Un « printemps démocratique » en Afrique subsaharienne ?

Tensions électorales, manifestations populaires, émeutes de la faim, un peu partout en Afrique subsaharienne, les populations se mobilisent pour revendiquer plus de démocratie et le respect de leurs droits fondamentaux, de quoi se nourrir et accéder aux services les plus essentiels qu’un citoyen peut attendre d’un Etat. À l’aune d’une crise économique et sociale qui se prolonge depuis des décennies et s’aggrave encore, peut-on imaginer un printemps démocratique en Afrique subsaharienne qui aurait raison de régimes agonisants ?

Que disent les pillages ? émeutes de la faim, vie chère et demande de dignité

De telles manifestations « contre la vie chère » se multiplient ces dernières années. Après l’embrasement généralisé du Cameroun suite à des manifestations contre la cherté de la vie en février 2008, l’Egypte, le Maroc, le Nigeria, la Côte d’Ivoire, le Mozambique, la Mauritanie ont également connu de tels mouvements populaires au printemps 2008 à propos de la vie chère. Partout, les contraintes économiques entraînent d’importantes perturbations sociales, souvent aggravées par les crispations des pouvoirs. La faim est au cœur de toutes les mobilisations. Les économies africaines sont particulièrement vulnérables aux fluctuations économiques mondiales et le poids de la nourriture dans les dépenses des ménages africains est très élevé. Quand, face à l’expression populaire de l’inquiétude à propos de tels enjeux de survie, les pouvoirs n’affichent que de l’indifférence, le pillage et le chaos sont à craindre.

Au Swaziland, des manifestations ont eu lieu récemment, qui rappellent qu’au-delà de l’ampleur et de la permanence de la faim, c’est la reconnaissance de la justice et de la dignité humaine qui transparaît dans toutes ces mobilisations. Le président de l’association nationale des enseignants au Swaziland (interrogé par l’hebdomadaire sud-africain Mail and Guardian) rappelle ainsi que « en Siswati le mot qui signifie ‘paix ‘ est le même mot que pour ‘silence ‘, le Roi et ses sbires veulent maintenir la paix en nous contraignant au silence. Mais nous refusons de nous taire à propos de la faim et de la souffrance que nous endurons » (1).

L’enjeu est bel et bien la réaction des pouvoirs à ces manifestations populaires qui se déroulent aussi dans des régimes dits démocratiques, et dépassent la seule revendication démocratique au sens strict.
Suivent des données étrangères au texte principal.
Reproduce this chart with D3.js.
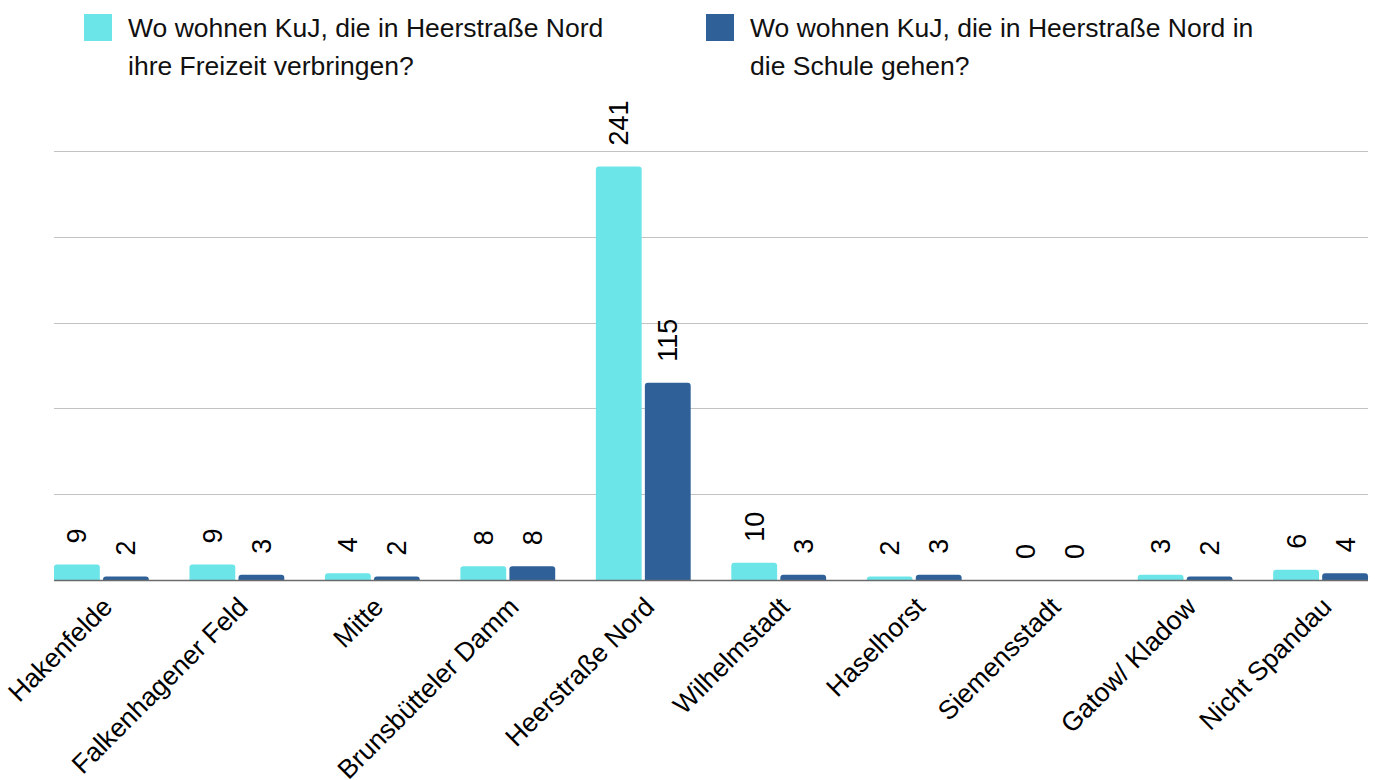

Il s’agit d’une quête de justice envers les manifestants tombés sous les balles perdues, et de reconnaissance envers la misère subie depuis tant d’années et surtout la faim, en somme une demande de dignité est commune à toutes ces mobilisations. En Afrique du Sud, qui fêtera bientôt deux décennies de démocratie, aucun « retour à la normale » n’a été enregistré sur le plan économique et social. La pauvreté, les disparités raciales, régionales, l’absence généralisée d’accès aux services les plus essentiels ont déjà entraîné de graves flambées de violence y compris envers les étrangers en mai 2008. En témoignent encore les violences policières, vendredi dernier, à la suite d’une manifestation de quelques milliers de personnes dans le township de Ficksburg, à Meqheleng, dans la province du Free State (centre du pays). Un père de famille a été violemment frappé puis abattu par la police. Il manifestait pour réclamer de meilleurs services publics.

Les mutineries et journées de violence au Burkina Faso, la sortie de crise ivoirienne, les manifestations contre la vie chère dans bien d’autres Etats ont en commun de montrer des citoyens demandant les plus élémentaires des droits humains, la reconnaissance de leur liberté et de leur dignité, dans un continent secoué par le changement. Espérons qu’un printemps africain ait commencé, et qu’il permette partout la reconnaissance politique de ces enjeux primordiaux.